Imagine Kentucky, Florida, Texas, Tennessee and others each passing identical laws establishing term limits for their members of Congress.

Each would face legal challenges and be struck down under Thornton, as expected. But with multiple states acting at once, the issue would surface across several federal circuits, creating pressure for the Supreme Court to revisit the precedent.

Such strategies have worked before. From Brown v. Board to Dobbs v. Jackson, landmark rulings often emerged when states passed laws that forced the court to reexamine old decisions. Term limits could follow the same path. 

If several states were to move together, it would send a clear message that voters want reform. The time has come to revisit whether lifelong incumbency is what the Founders intended. 

Under the Articles of Confederation, delegates were not permitted to serve more than three of any six years — a clear endorsement of rotation in office. The idea wasn’t about the number of years, but the principle that public service is temporary, not a career. 

If term limits are enacted today, fairness matters. The most responsible way to implement them would be prospectively. All current members would be grandfathered in, and everyone’s “term clock” would begin at zero.

This isn’t about punishing experience. It is about setting a new standard for the future. A clean-slate approach avoids endless lawsuits while honoring the service of long-tenured lawmakers. They can finish their careers under the old rules, while future members serve under the new: a limited number of terms, then home to private life — just as the Founders intended. 
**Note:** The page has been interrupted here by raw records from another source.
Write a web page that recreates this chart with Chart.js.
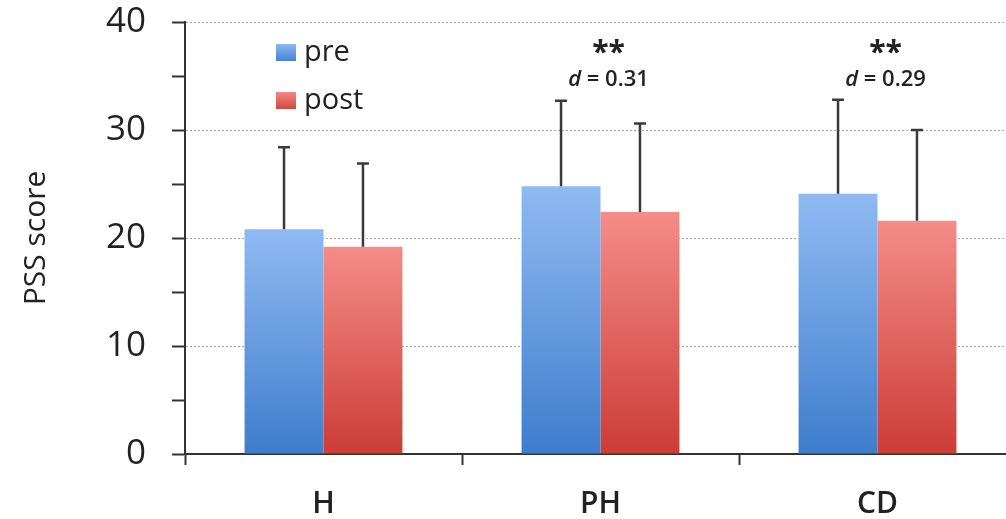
<!DOCTYPE html>
<html>
<head>
<meta charset="utf-8">
<script src="https://cdn.jsdelivr.net/npm/chart.js@4"></script>
<style>
    html, body { margin: 0; padding: 0; background: #fff; overflow: hidden; }
    #wrap { width: 1016px; height: 519px; }
</style>
</head>
<body>
<div id="wrap"><canvas id="pssChart" width="1016" height="519"></canvas></div>
<script>
    // data
    const groups = [ "H", "PH", "CD" ];
    const preMean = [ 20.8, 24.8, 24.1 ];
    const preSD = [ 7.6, 7.9, 8.7 ];
    const postMean = [ 19.2, 22.4, 21.6 ];
    const postSD = [ 7.7, 8.2, 8.4 ];
    const stars = [ "", "**", "**" ];
    const effectD = [ null, 0.31, 0.29 ];

    const FONT = "'Open Sans', 'DejaVu Sans', sans-serif";

    function barGradient(ctx, top, bottom) {
        const chart = ctx.chart;
        const area = chart.chartArea;
        if (!area) return top;
        const y = chart.scales.y;
        const v = ctx.parsed ? ctx.parsed.y : 0;
        const yTop = y.getPixelForValue(v);
        const g = chart.ctx.createLinearGradient(0, yTop, 0, area.bottom);
        g.addColorStop(0, top);
        g.addColorStop(1, bottom);
        return g;
    }

    const errorBars = {
        id: "errorBars",
        afterDatasetsDraw(chart) {
            const c = chart.ctx;
            const y = chart.scales.y;
            const sds = [ preSD, postSD ];
            c.save();
            c.strokeStyle = "#3a3a3a";
            c.lineWidth = 2.5;
            chart.data.datasets.forEach((ds, di) => {
                chart.getDatasetMeta(di).data.forEach((bar, i) => {
                    const top = y.getPixelForValue(ds.data[i] + sds[di][i]);
                    c.beginPath();
                    c.moveTo(bar.x, bar.y);
                    c.lineTo(bar.x, top);
                    c.moveTo(bar.x - 6, top);
                    c.lineTo(bar.x + 6, top);
                    c.stroke();
                });
            });
            c.restore();
        }
    };

    const notes = {
        id: "notes",
        afterDraw(chart) {
            const c = chart.ctx;
            const x = chart.scales.x;
            const y = chart.scales.y;
            c.save();
            c.fillStyle = "#222";
            c.textAlign = "center";
            c.textBaseline = "middle";
            groups.forEach((g, i) => {
                if (!stars[i]) return;
                const cx = x.getPixelForValue(i) + 8;
                c.font = "bold 30px " + FONT;
                c.fillText(stars[i], cx, y.getPixelForValue(37.1));
                const rest = " = " + effectD[i].toFixed(2);
                c.font = "600 22px " + FONT;
                const wRest = c.measureText(rest).width;
                c.font = "italic 600 22px " + FONT;
                const wD = c.measureText("d").width;
                const x0 = cx - (wD + wRest) / 2;
                c.textAlign = "left";
                c.fillText("d", x0, y.getPixelForValue(34.7));
                c.font = "600 22px " + FONT;
                c.fillText(rest, x0 + wD, y.getPixelForValue(34.7));
                c.textAlign = "center";
            });
            // legend
            const area = chart.chartArea;
            const sw = [ [ "#8db8f0", "#4a86d6" ], [ "#f28a87", "#d44a44" ] ];
            chart.data.datasets.forEach((ds, di) => {
                const ly = area.top + 30 + di * 48;
                const g = c.createLinearGradient(0, ly - 8, 0, ly + 8);
                g.addColorStop(0, sw[di][0]);
                g.addColorStop(1, sw[di][1]);
                c.fillStyle = g;
                c.fillRect(area.left + 91, ly - 8, 20, 17);
                c.fillStyle = "#222";
                c.font = "500 29px " + FONT;
                c.textAlign = "left";
                c.fillText(ds.label, area.left + 119, ly + 1);
            });
            c.restore();
        }
    };

    new Chart(document.getElementById("pssChart"), {
        type: "bar",
        data: {
            labels: groups,
            datasets: [ {
                label: "pre",
                data: preMean,
                backgroundColor: ctx => barGradient(ctx, "#8fbaf2", "#3f7dcc")
            }, {
                label: "post",
                data: postMean,
                backgroundColor: ctx => barGradient(ctx, "#f48c88", "#cc3d36")
            } ]
        },
        plugins: [ errorBars, notes ],
        options: {
            responsive: false,
            animation: false,
            layout: { padding: { top: 22, right: 0, left: 0, bottom: 0 } },
            datasets: {
                bar: { categoryPercentage: 0.57, barPercentage: 1, borderWidth: 0 }
            },
            plugins: {
                legend: { display: false },
                tooltip: { enabled: false }
            },
            scales: {
                x: {
                    afterFit: s => { s.height = 65; },
                    grid: {
                        offset: true,
                        drawOnChartArea: false,
                        tickLength: 11,
                        tickColor: "#333",
                        tickWidth: 2
                    },
                    border: { color: "#333", width: 2 },
                    ticks: {
                        color: "#222",
                        padding: 21,
                        font: { family: FONT, size: 30, weight: "600" }
                    }
                },
                y: {
                    min: 0,
                    max: 40,
                    afterFit: s => { s.width = 185; s.paddingTop = 0; },
                    ticks: {
                        stepSize: 5,
                        color: "#222",
                        padding: 26,
                        font: { family: FONT, size: 35, weight: "500" },
                        callback: v => (v % 10 === 0 ? v : "")
                    },
                    grid: {
                        color: ctx => (ctx.tick && ctx.tick.value % 10 === 0 && ctx.tick.value > 0 ? "#a8a8a8" : "rgba(0,0,0,0)"),
                        tickColor: "#333",
                        tickLength: 13,
                        tickWidth: 2,
                        lineWidth: 1
                    },
                    border: { color: "#333", width: 2, dash: [ 2, 2 ] },
                    title: {
                        display: true,
                        text: "PSS score",
                        color: "#222",
                        padding: { top: 18, bottom: 0 },
                        font: { family: FONT, size: 30 }
                    }
                }
            }
        }
    });
</script>
</body>
</html>
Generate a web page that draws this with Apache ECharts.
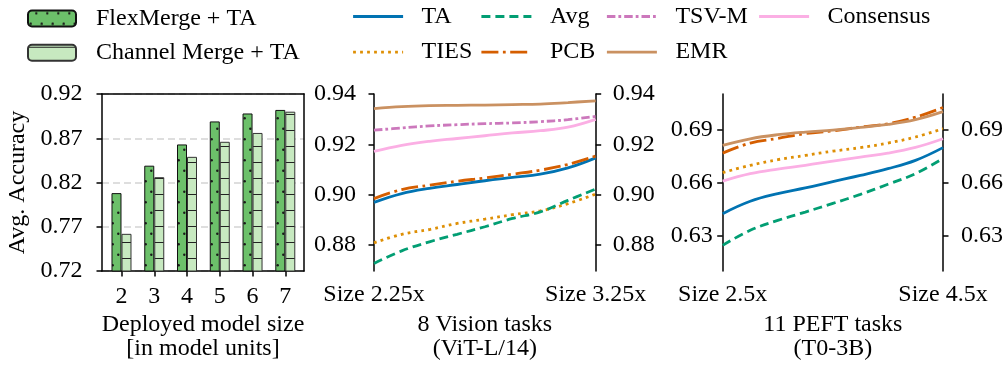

If Congress won’t act and the people can’t amend the Constitution directly, the states still have one powerful tool: coordinated challenge. Passing identical laws isn’t rebellion — it is federalism working as designed. States were meant to test power, question precedent and reflect the will of their citizens.

If one state starts this movement, others will soon follow, each law would trigger its own court battle, moving through district and appellate courts until the Supreme Court was forced to face the question again: Can the people, through their states, impose term limits on their federal representatives?

Even if the Supreme Court reaffirms Thornton, the effort itself will spark a national conversation about accountability, public service and the concentration of political power. And if it reverses course, it will mark one of the most significant democratic reforms of our time.

Term limits won’t come from within Washington — they will come from outside, from the states that still believe public office is a temporary duty. The path forward is simple: Pass the laws, invite the challenge and let the court decide. 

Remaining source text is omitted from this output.